> _Written request_:
Retype the opening lines of the data exactly, stopping after the line that contains "import pandas as pd". Skip every picture.

■ ■ ■

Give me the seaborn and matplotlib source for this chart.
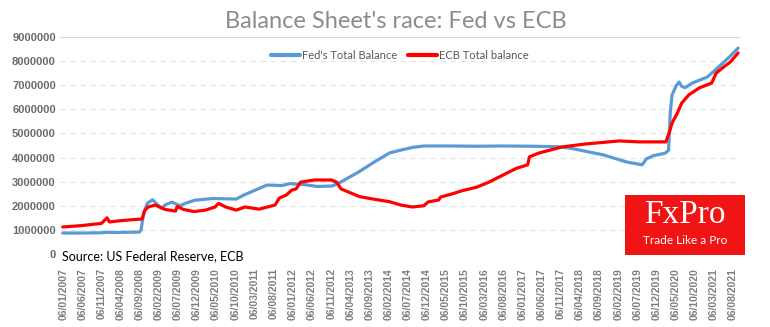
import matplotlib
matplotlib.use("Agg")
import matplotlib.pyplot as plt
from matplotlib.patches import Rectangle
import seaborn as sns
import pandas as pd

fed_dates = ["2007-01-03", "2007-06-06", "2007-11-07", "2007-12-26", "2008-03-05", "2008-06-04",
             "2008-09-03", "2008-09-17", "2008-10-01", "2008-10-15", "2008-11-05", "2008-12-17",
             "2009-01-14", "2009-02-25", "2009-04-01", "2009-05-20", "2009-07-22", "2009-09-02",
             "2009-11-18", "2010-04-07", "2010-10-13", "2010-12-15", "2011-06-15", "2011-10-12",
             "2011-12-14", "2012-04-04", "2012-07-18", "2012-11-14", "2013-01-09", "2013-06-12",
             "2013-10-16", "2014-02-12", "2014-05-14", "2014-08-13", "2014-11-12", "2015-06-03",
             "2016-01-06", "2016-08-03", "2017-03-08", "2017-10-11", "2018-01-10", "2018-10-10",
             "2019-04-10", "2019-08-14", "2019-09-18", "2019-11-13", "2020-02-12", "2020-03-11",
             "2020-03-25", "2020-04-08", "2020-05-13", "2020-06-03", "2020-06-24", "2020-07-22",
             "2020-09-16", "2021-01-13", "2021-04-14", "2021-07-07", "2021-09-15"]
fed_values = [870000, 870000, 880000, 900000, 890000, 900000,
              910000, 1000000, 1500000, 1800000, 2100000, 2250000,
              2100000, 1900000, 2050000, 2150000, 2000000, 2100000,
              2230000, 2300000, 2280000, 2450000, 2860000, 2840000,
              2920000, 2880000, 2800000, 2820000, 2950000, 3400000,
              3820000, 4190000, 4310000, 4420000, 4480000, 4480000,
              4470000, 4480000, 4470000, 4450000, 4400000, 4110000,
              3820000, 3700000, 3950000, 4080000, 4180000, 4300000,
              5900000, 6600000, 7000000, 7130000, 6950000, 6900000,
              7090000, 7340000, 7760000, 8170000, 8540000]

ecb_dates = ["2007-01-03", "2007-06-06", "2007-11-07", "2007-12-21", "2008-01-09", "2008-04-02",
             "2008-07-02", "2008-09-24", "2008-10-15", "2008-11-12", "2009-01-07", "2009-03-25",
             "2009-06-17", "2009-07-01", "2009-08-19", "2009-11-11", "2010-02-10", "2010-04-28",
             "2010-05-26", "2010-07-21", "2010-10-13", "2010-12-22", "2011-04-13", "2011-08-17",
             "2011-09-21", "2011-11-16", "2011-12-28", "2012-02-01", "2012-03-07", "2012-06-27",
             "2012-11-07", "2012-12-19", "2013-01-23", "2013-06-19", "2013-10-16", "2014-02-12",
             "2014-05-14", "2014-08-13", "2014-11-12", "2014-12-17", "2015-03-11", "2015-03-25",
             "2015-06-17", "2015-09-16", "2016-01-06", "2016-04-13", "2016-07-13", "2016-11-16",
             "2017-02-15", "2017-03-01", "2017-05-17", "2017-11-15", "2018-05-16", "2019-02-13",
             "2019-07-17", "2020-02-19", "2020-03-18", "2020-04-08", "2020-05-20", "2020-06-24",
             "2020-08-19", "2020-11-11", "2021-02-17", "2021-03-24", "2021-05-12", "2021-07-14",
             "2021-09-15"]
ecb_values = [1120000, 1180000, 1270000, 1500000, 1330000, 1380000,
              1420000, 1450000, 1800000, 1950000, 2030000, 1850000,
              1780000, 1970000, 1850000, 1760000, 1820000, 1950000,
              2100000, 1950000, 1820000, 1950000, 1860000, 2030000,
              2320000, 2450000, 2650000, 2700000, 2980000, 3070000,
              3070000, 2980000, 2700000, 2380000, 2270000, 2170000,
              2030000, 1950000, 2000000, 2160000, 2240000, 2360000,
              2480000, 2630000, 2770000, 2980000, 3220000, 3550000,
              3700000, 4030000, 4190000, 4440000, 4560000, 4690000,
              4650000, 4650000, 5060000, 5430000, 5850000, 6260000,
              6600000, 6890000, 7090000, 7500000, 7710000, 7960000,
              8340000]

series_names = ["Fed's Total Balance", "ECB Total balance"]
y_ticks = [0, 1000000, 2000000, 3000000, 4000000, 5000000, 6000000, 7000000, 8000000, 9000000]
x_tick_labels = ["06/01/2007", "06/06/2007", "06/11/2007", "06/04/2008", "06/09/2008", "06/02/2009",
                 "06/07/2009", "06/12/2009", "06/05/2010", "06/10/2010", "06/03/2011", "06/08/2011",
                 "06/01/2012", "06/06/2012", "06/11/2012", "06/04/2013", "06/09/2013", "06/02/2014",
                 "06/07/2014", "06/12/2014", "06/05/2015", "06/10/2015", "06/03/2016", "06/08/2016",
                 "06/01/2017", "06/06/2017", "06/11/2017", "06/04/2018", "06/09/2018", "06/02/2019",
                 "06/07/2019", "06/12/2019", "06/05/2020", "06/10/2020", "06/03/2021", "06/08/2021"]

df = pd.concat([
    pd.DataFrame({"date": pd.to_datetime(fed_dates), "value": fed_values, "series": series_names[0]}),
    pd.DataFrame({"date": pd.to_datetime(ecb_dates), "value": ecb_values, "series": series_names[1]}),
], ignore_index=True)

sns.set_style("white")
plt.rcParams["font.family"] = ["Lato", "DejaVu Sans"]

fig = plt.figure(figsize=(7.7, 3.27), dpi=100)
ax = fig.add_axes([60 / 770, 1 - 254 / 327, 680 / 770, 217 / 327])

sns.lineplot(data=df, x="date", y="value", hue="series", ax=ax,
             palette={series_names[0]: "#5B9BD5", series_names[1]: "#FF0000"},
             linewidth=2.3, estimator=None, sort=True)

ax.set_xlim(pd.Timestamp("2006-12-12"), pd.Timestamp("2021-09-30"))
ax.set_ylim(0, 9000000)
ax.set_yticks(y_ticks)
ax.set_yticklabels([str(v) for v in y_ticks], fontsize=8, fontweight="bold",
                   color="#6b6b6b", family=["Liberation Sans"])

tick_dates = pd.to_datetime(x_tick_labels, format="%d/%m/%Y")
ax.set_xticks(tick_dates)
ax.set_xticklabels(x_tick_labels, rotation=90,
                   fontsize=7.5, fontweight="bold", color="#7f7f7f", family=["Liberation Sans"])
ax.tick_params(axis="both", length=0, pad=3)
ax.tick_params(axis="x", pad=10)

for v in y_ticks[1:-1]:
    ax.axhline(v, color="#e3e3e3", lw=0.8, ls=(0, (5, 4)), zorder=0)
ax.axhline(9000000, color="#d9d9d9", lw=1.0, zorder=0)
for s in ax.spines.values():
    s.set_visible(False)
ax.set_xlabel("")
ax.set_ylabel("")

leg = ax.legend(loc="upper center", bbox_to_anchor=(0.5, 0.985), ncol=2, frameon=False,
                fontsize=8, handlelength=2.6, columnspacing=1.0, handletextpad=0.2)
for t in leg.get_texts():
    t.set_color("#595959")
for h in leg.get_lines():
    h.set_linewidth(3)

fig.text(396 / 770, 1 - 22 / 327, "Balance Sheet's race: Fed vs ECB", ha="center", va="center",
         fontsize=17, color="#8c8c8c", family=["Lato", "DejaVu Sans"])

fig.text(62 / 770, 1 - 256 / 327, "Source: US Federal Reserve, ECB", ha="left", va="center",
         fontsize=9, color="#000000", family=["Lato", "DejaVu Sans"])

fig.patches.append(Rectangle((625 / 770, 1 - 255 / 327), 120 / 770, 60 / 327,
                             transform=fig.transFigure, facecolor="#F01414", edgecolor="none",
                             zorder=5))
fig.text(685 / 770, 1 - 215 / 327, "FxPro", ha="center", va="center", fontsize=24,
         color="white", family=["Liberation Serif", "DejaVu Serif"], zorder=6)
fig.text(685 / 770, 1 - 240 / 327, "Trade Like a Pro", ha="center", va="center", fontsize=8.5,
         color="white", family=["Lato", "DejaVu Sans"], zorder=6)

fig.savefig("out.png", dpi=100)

■ ■ ■

> _Task response_:
Give me the seaborn and matplotlib source for this chart.
import matplotlib
matplotlib.use("Agg")
import matplotlib.pyplot as plt
from matplotlib.patches import Rectangle
import seaborn as sns
import pandas as pd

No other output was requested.